__Exercise description__
The lines from the top of the material through the line with "import plotly.graph_objects as go" are to be set down exactly. Leave the pictures out.
^^^^
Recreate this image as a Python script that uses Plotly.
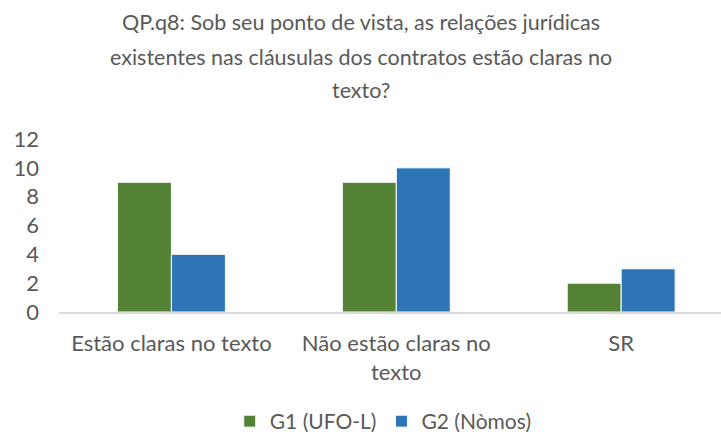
import plotly.graph_objects as go

categories = ["Estão claras no texto", "Não estão claras no<br>texto", "SR"]
g1_values = [9, 9, 2]
g2_values = [4, 10, 3]
y_ticks = [0, 2, 4, 6, 8, 10, 12]
title_lines = [
    "QP.q8: Sob seu ponto de vista, as relações jurídicas",
    "existentes nas cláusulas dos contratos estão claras no",
    "texto?",
]

FONT = "Lato"
TEXT = "#595959"
W, H = 721, 434
plot_left, plot_top, plot_bottom = 58.5, 139, 312
span = plot_bottom - plot_top

fig = go.Figure()
fig.add_trace(go.Bar(
    name="G1 (UFO-L)", x=categories, y=g1_values,
    marker=dict(color="#548235", line=dict(color="white", width=1)),
))
fig.add_trace(go.Bar(
    name="G2 (Nòmos)", x=categories, y=g2_values,
    marker=dict(color="#2E75B6", line=dict(color="white", width=1)),
))

# three-line title, one annotation per line
title_y = [22, 57, 90]
for line, yp in zip(title_lines, title_y):
    fig.add_annotation(
        text=line, xref="paper", yref="paper",
        x=(361 - plot_left) / (W - plot_left), y=(plot_bottom - yp) / span,
        showarrow=False, font=dict(family=FONT, size=21.5, color=TEXT),
        xanchor="center", yanchor="middle",
    )

fig.update_layout(
    width=W, height=H,
    margin=dict(l=plot_left, r=0, t=plot_top, b=H - plot_bottom, autoexpand=False),
    paper_bgcolor="white", plot_bgcolor="white",
    barmode="group", bargap=0.52, bargroupgap=0,
    font=dict(family=FONT, size=21, color=TEXT),
    showlegend=True,
    legend=dict(
        orientation="h", x=(383 - plot_left) / (W - plot_left), xanchor="center",
        y=(plot_bottom - 442) / span, yanchor="bottom",
        font=dict(family=FONT, size=21, color=TEXT),
        itemwidth=30, traceorder="normal",
    ),
    xaxis=dict(
        range=[-0.5, 2.444], showgrid=False, zeroline=False,
        showline=True, linecolor="#d9d9d9", linewidth=1.5,
        ticks="", ticklabelstandoff=11,
        tickfont=dict(family=FONT, size=22, color=TEXT),
    ),
    yaxis=dict(
        range=[0, 12], tickvals=y_ticks, showgrid=False, zeroline=False,
        showline=False, ticks="", ticklabelstandoff=19,
        tickfont=dict(family=FONT, size=22, color=TEXT),
    ),
)

fig.write_html("out.html")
^^^^
__The response__
Recreate this image as a Python script that uses Plotly.
import plotly.graph_objects as go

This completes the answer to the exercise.